The American Dream gives each of us the chance to be a born loser," concludes Scott Sandage in his densely packed history of capitalism's dark side.

  
"BORN LOSERS: A HISTORY OF FAILURE IN AMERICA"
By Scott Sandage
Harvard University Press ($35)
What is that dream -- a chicken in every pot, a full lunch pail, a new house, two SUVs in the garage, Patriots' season tickets on the 50-yard line?

Sandage, a history professor at Carnegie Mellon University, says it's more than just achieving financial success.

In America, "achievement and identity" are one and the same, he writes, drawing on a popular definition of that dream in the 1931 "The Epic of America" by James Truslow Adams:

"It is not a dream of motor cars and high wages merely, but a dream of a social order in which each man and each woman shall be able to obtain to the fullest stature of which they are innately capable and be recognized by others for what they are."

Today, with such bland cheerleaders of the Dream as David Brooks hailing the opening of another shopping mall as proof of the country's greatness, the connection seems permanent.

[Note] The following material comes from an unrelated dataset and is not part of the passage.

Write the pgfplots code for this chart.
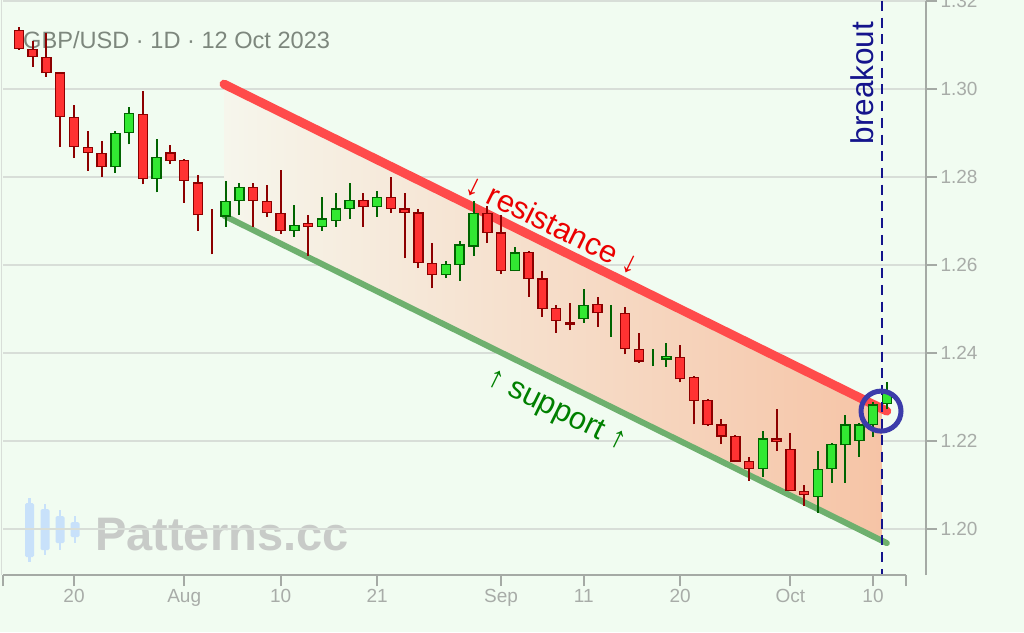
\documentclass[border=0pt]{standalone}
\usepackage{fontspec}
\setmainfont{Liberation Sans}
\usepackage{pgfplots}
\usepackage{pgfplotstable}
\pgfplotsset{compat=1.18}

\definecolor{bg}{RGB}{241,252,241}
\definecolor{gridc}{RGB}{216,222,216}
\definecolor{axisc}{RGB}{165,170,165}
\definecolor{tickc}{RGB}{168,172,168}
\definecolor{titlec}{RGB}{125,135,125}
\definecolor{upfill}{RGB}{50,232,50}
\definecolor{upline}{RGB}{0,100,0}
\definecolor{dnfill}{RGB}{255,50,50}
\definecolor{dnline}{RGB}{140,0,0}
\definecolor{resc}{RGB}{255,75,75}
\definecolor{supc}{RGB}{110,176,110}
\definecolor{navyc}{RGB}{20,20,140}
\definecolor{ringc}{RGB}{60,60,170}
\definecolor{wmgrey}{RGB}{200,203,200}
\definecolor{wmblue}{RGB}{200,225,250}
\definecolor{chanL}{RGB}{246,246,236}
\definecolor{chanR}{RGB}{246,196,166}

% trading day index: 0 = 20 Jul 2023
\pgfplotstableread{
i  o      h      l      c
-4 1.3134 1.3141 1.3089 1.3091
-3 1.3092 1.3110 1.3051 1.3073
-2 1.3073 1.3127 1.3028 1.3036
-1 1.3038 1.3039 1.2869 1.2936
0  1.2937 1.2964 1.2843 1.2868
1  1.2869 1.2905 1.2814 1.2854
2  1.2855 1.2882 1.2801 1.2822
5  1.2943 1.2996 1.2783 1.2795
7  1.2856 1.2873 1.2829 1.2836
8  1.2839 1.2841 1.2742 1.2791
9  1.2788 1.2805 1.2678 1.2713
13 1.2778 1.2786 1.2687 1.2745
14 1.2746 1.2782 1.2710 1.2718
15 1.2719 1.2817 1.2670 1.2677
17 1.2696 1.2714 1.2620 1.2686
21 1.2748 1.2764 1.2687 1.2731
23 1.2755 1.2801 1.2719 1.2727
24 1.2729 1.2764 1.2615 1.2718
25 1.2720 1.2727 1.2593 1.2604
26 1.2605 1.2649 1.2547 1.2577
30 1.2719 1.2733 1.2651 1.2673
31 1.2674 1.2714 1.2579 1.2586
33 1.2630 1.2632 1.2528 1.2568
34 1.2570 1.2586 1.2482 1.2500
35 1.2502 1.2508 1.2446 1.2473
36 1.2470 1.2513 1.2452 1.2464
38 1.2511 1.2527 1.2460 1.2490
40 1.2492 1.2504 1.2397 1.2408
41 1.2410 1.2445 1.2378 1.2380
44 1.2392 1.2418 1.2333 1.2340
45 1.2346 1.2348 1.2238 1.2291
46 1.2293 1.2295 1.2234 1.2236
47 1.2238 1.2250 1.2193 1.2210
48 1.2211 1.2214 1.2152 1.2153
49 1.2155 1.2163 1.2110 1.2136
51 1.2206 1.2272 1.2178 1.2198
52 1.2182 1.2219 1.2086 1.2086
53 1.2087 1.2100 1.2052 1.2077
}\dn

\pgfplotstableread{
i  o      h      l      c
3  1.2822 1.2905 1.2810 1.2901
4  1.2899 1.2958 1.2874 1.2946
6  1.2795 1.2886 1.2765 1.2846
11 1.2710 1.2791 1.2687 1.2746
12 1.2745 1.2786 1.2714 1.2778
16 1.2677 1.2736 1.2664 1.2692
18 1.2686 1.2755 1.2678 1.2706
19 1.2700 1.2764 1.2687 1.2729
20 1.2727 1.2787 1.2705 1.2748
22 1.2731 1.2768 1.2710 1.2755
27 1.2577 1.2609 1.2570 1.2602
28 1.2600 1.2655 1.2564 1.2647
29 1.2642 1.2746 1.2620 1.2719
32 1.2586 1.2640 1.2586 1.2629
37 1.2477 1.2545 1.2469 1.2509
43 1.2385 1.2422 1.2369 1.2394
50 1.2136 1.2223 1.2119 1.2206
54 1.2073 1.2178 1.2037 1.2137
55 1.2136 1.2196 1.2105 1.2193
56 1.2190 1.2259 1.2105 1.2238
57 1.2200 1.2242 1.2164 1.2238
58 1.2236 1.2289 1.2210 1.2283
59 1.2283 1.2335 1.2272 1.2310
}\up

% candles drawn as a bare line
\pgfplotstableread{
i  h      l
39 1.2509 1.2437
42 1.2408 1.2370
}\upthin
\pgfplotstableread{
i  h      l
10 1.2727 1.2624
}\dnthin

\pgfplotsset{
  candle/.style={draw=none, mark=none, forget plot,
    error bars/.cd, y dir=plus, y explicit, error mark=none,
    error bar style={draw=#1}},
}

\begin{document}
\begin{tikzpicture}
\useasboundingbox (0,0) rectangle (1024pt,632pt);
\clip (0,0) rectangle (1024pt,632pt);
\fill[bg] (0,0) rectangle (1024pt,632pt);
\draw[gridc, line width=1pt] (1pt,57pt) -- (1pt,632pt);

\node[anchor=base west, inner sep=0, text=titlec, font=\fontsize{23.6}{24}\selectfont]
  at (23pt,583pt) {GBP/USD · 1D · 12 Oct 2023};

% watermark
\begin{scope}[wmblue]
  \fill (28.3pt,70pt) rectangle (30.7pt,134pt);
  \fill[rounded corners=1.5pt] (25pt,75pt) rectangle (34pt,129pt);
  \fill (43.8pt,77pt) rectangle (46.2pt,128pt);
  \fill[rounded corners=1.5pt] (40.5pt,82pt) rectangle (49.5pt,123pt);
  \fill (58.8pt,82pt) rectangle (61.2pt,122pt);
  \fill[rounded corners=1.5pt] (55.5pt,89pt) rectangle (64.5pt,116pt);
  \fill (73.8pt,89pt) rectangle (76.2pt,116pt);
  \fill[rounded corners=1.5pt] (70.5pt,95pt) rectangle (79.5pt,110pt);
\end{scope}
\node[anchor=base west, inner sep=0, text=wmgrey, font=\fontsize{47}{47}\selectfont\bfseries]
  at (95pt,82pt) {Patterns.cc};

\begin{axis}[
    at={(3pt,57pt)}, anchor=south west,
    scale only axis,
    width  = 923pt,
    height = 574pt,
    xmin   = -5.154,
    xmax   = 61.846,
    ymin   = 1.18955,
    ymax   = 1.32,
    axis line style = {draw=none},
    xtick = {-5.154,0,8,15,22,31,37,44,52,58,60.395},
    xticklabels = {,20,Aug,10,21,Sep,11,20,Oct,10,},
    ytick = {1.20,1.22,1.24,1.26,1.28,1.30,1.32},
    yticklabels = {1.20,1.22,1.24,1.26,1.28,1.30,1.32},
    xtick pos = left,
    ytick pos = right,
    tick align = outside,
    major tick length = 11pt,
    tick style = {draw=axisc, line width=2pt},
    tick label style = {font=\fontsize{19}{19}\selectfont, text=tickc},
    ymajorgrids,
    major grid style = {draw=gridc, line width=1.5pt},
    clip mode = individual,
  ]

  % channel
  \addplot[draw=none, left color=chanL, right color=chanR]
    coordinates {(10.89,1.3011) (58.65,1.2273) (58.65,1.1973) (10.89,1.2712)} --cycle;
  \addplot[draw=resc, line width=9pt, line cap=round]
    coordinates {(10.89,1.3011) (59.0,1.2268)};
  \addplot[draw=supc, line width=6pt, line cap=round]
    coordinates {(10.9,1.2712) (59.0,1.1968)};

  % wicks
  \addplot[candle={dnline, line width=2pt}]
    table[x=i, y=l, y error plus expr=\thisrow{h}-\thisrow{l}] {\dn};
  \addplot[candle={dnline, line width=2pt}]
    table[x=i, y=l, y error plus expr=\thisrow{h}-\thisrow{l}] {\dnthin};
  \addplot[candle={upline, line width=2pt}]
    table[x=i, y=l, y error plus expr=\thisrow{h}-\thisrow{l}] {\up};
  \addplot[candle={upline, line width=2pt}]
    table[x=i, y=l, y error plus expr=\thisrow{h}-\thisrow{l}] {\upthin};

  % bodies: outline then fill
  \addplot[candle={dnline, line width=10.5pt}]
    table[x=i, y=c, y error plus expr=\thisrow{o}-\thisrow{c}] {\dn};
  \addplot[candle={dnfill, line width=7.5pt}]
    table[x=i, y expr=\thisrow{c}+0.0003, y error plus expr=\thisrow{o}-\thisrow{c}-0.0006] {\dn};
  \addplot[candle={upline, line width=10.5pt}]
    table[x=i, y=o, y error plus expr=\thisrow{c}-\thisrow{o}] {\up};
  \addplot[candle={upfill, line width=7.5pt}]
    table[x=i, y expr=\thisrow{o}+0.0003, y error plus expr=\thisrow{c}-\thisrow{o}-0.0006] {\up};

  % breakout marker
  \addplot[navyc, line width=2.5pt, dash pattern=on 10pt off 6.7pt]
    coordinates {(58.65,1.32) (58.65,1.18955)};
  \addplot[only marks, mark=o, mark size=20pt, mark options={draw=ringc, line width=5pt}]
    coordinates {(58.58,1.2268)};

  % axis lines
  \draw[axisc, line width=2pt] (axis cs:-5.154,1.18955) -- (axis cs:60.395,1.18955);
  \draw[axisc, line width=2pt] (axis cs:61.846,1.18955) -- (axis cs:61.846,1.32);

  % labels
  \node[rotate=90, anchor=base, inner sep=0, text=navyc, font=\fontsize{31.5}{32}\selectfont]
    at (axis cs:58.0,1.30136) {breakout};
  \node[rotate=-26.2, text=red!92!black, font=\fontsize{31}{32}\selectfont]
    at (axis cs:34.77,1.2693) {↓ resistance ↓};
  \node[rotate=-26.2, text=green!50!black, font=\fontsize{31}{32}\selectfont]
    at (axis cs:34.99,1.2268) {↑ support ↑};
\end{axis}
\end{tikzpicture}
\end{document}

Sandage hunts the underside of that fantasy, the debtor, the business failure, the Willy Loman who kills himself so his sons can get his life insurance money.

"Success at Last" was the headline on a 1897 obituary of a Brooklyn man whose first two suicide attempts failed. Is death at your own hand the only way out of the embarrassment of financial losses?

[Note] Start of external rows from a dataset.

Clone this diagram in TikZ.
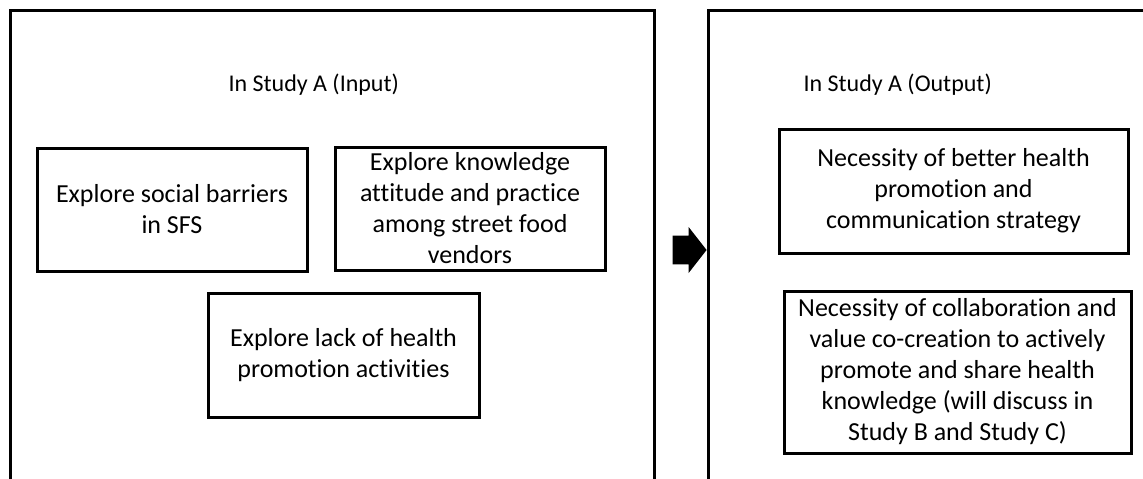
\documentclass[tikz,border=0pt]{standalone}
\usepackage{fontspec}
\setmainfont{Carlito}[Ligatures=NoCommon]
\usepackage{tikz}
\usetikzlibrary{positioning,shapes.arrows}

\begin{document}
\begin{tikzpicture}[x=1pt,y=-1pt,
    box/.style={draw,line width=3pt,align=center,inner sep=0pt,font=\fontsize{26}{31}\selectfont},
    frame/.style={draw,line width=3pt,inner sep=0pt},
    title/.style={anchor=base west,font=\fontsize{24}{29}\selectfont}]
    \useasboundingbox (0,0) rectangle (1143,479);
    \clip (0,0) rectangle (1143,479);
    % outer panels
    \node[frame,minimum width=644,minimum height=520] (input) at (332,270) {};
    \node[frame,minimum width=480,minimum height=520] (output) at (948,270) {};
    \node[title] (intitle) at (225,91) {In Study A (Input)};
    \node[title] (outtitle) at (800,91) {In Study A (Output)};
    % input side
    \node[box,minimum width=270,minimum height=123] (barriers) at (172,209.5) {Explore social barriers\\in SFS};
    \node[box,minimum width=270,minimum height=123] (kap) at (470,208.5) {Explore knowledge\\attitude and practice\\among street food\\vendors};
    \node[box,minimum width=271,minimum height=124] (lack) at (343.5,355) {Explore lack of health\\promotion activities};
    % output side
    \node[box,minimum width=349,minimum height=124] (better) at (953.5,191) {Necessity of better health\\promotion and\\communication strategy};
    \node[box,minimum width=347,minimum height=162] (collab) at (957.5,372) {Necessity of collaboration and\\value co-creation to actively\\promote and share health\\knowledge (will discuss in\\Study B and Study C)};
    % arrow between panels
    \node[single arrow,fill=black,inner xsep=0pt,inner ysep=11.5pt,minimum height=34,minimum width=46,single arrow tip angle=104] (go) at (684,250) {};
\end{tikzpicture}
\end{document}
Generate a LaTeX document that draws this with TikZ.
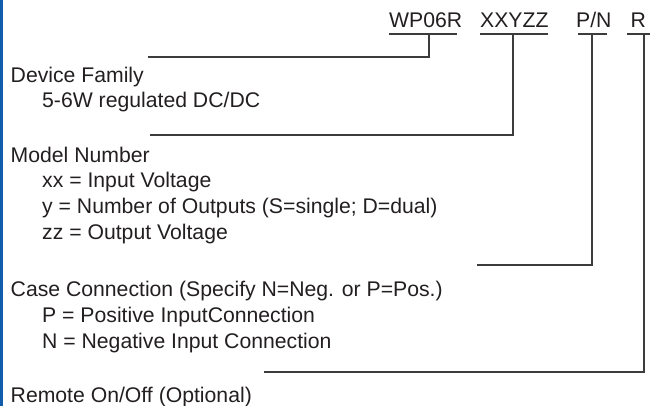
\documentclass[tikz,border=0pt]{standalone}
\usepackage{fontspec}
\setmainfont{Liberation Sans}
\definecolor{txt}{RGB}{35,31,32}
\definecolor{ln}{RGB}{60,60,60}
\definecolor{bar}{RGB}{18,92,172}
\begin{document}
\begin{tikzpicture}[x=1pt,y=-1pt,
  lbl/.style={anchor=base west, inner sep=0pt, font=\fontsize{21.2}{25}\selectfont, text=txt},
  lead/.style={draw=ln, line width=1.2pt}]
\useasboundingbox (0,0) rectangle (650,406);
\fill[bar] (0,0) rectangle (2.7,406);
% header
\node[lbl] (wp) at (389,28) {WP06R};
\node[lbl] (xy) at (480,28) {XXYZZ};
\node[lbl] (pn) at (576,28) {P/N};
\node[lbl] (r)  at (630.5,28) {R};
% descriptions
\node[lbl] (fam)  at (10.5,82.7) {Device Family};
\node[lbl] (fam1) at (42,108) {5-6W regulated DC/DC};
\node[lbl] (mod)  at (10.5,162.7) {Model Number};
\node[lbl] (mod1) at (42,188) {xx = Input Voltage};
\node[lbl] (mod2) at (42,213.5) {y = Number of Outputs (S=single; D=dual)};
\node[lbl] (mod3) at (42,239) {zz = Output Voltage};
\node[lbl] (cas)  at (10.5,296) {Case Connection (Specify N=Neg. or P=Pos.)};
\node[lbl] (cas1) at (42,322.7) {P = Positive InputConnection};
\node[lbl] (cas2) at (42,348.3) {N = Negative Input Connection};
\node[lbl] (rem)  at (10.5,402.5) {Remote On/Off (Optional)};
% underline coordinates
\coordinate (wpL) at (389,34); \coordinate (wpR) at (457,34); \coordinate (wpT) at (429,34);
\coordinate (xyL) at (480,34); \coordinate (xyR) at (548,34); \coordinate (xyT) at (513,34);
\coordinate (pnL) at (578,34); \coordinate (pnR) at (607,34); \coordinate (pnT) at (592,34);
\coordinate (rL)  at (627,34); \coordinate (rR)  at (650,34); \coordinate (rT)  at (644,34);
% leader ends
\coordinate (wpE) at (148,57);
\coordinate (xyE) at (150,135);
\coordinate (pnE) at (477,265);
\coordinate (rE)  at (264,372);
% leaders
\draw[lead] (wpL) -- (wpR);
\draw[lead] (wpT) |- (wpE);
\draw[lead] (xyL) -- (xyR);
\draw[lead] (xyT) |- (xyE);
\draw[lead] (pnL) -- (pnR);
\draw[lead] (pnT) |- (pnE);
\draw[lead] (rL) -- (rR);
\draw[lead] (rT) |- (rE);
\end{tikzpicture}
\end{document}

Apparently, in some circles, it was, says Sandage, pointing out that the Wall Street Crash jumpers of 1929 were hardly the first to take that route when ruin set in.

"The land stinks with suicide," announced Ralph Waldo Emerson as the Panic of 1837 gripped the nation.

The author of "Self-Reliance" believed that "there is always a reason, in the man, for his good or bad fortune, and so in making money."

That's the corollary to the Dream in a nutshell: It's your own damn fault that you failed. Sandage offers us examples from diaries, newspapers, letters, documents and court cases; a steady stream that might have been choked off at some point.

Examples overlap. Chapters seem to blend into one story after another of collapse, self-pity and disaster.

Adding to the growing debris field is Sandage's overheated prose:

"Many traders had fresh scars from the bust of 1857 when the boom of 1861 -- at Fort Sumter -- hit them again."

"His brother took a new partner to brew beer and sold dry goods alone. John grew rich on lager and lace ..."

Sandage salvages himself at mid-book with the tale of the Mercantile Agency, a forerunner of credit reporting services, that filled the world of business with spies and informants, including one "A. Lincoln" of Illinois.

Lincoln's own credit history in the Mercantile files was sanitized after his assassination.

The Information Age had now begun, as early as the 1840s, and no American who bought on credit would go unrecorded since.

The nation has grown far more tolerant of its "losers" in this century. "Sideways," a film about a habitual failure, is an Oscar nominee, for starters, and Arthur Miller's Loman has come to represent a quintessential American.

Despite its faults, Sandage's history of another America that paved the way for this one is instructive and fascinating.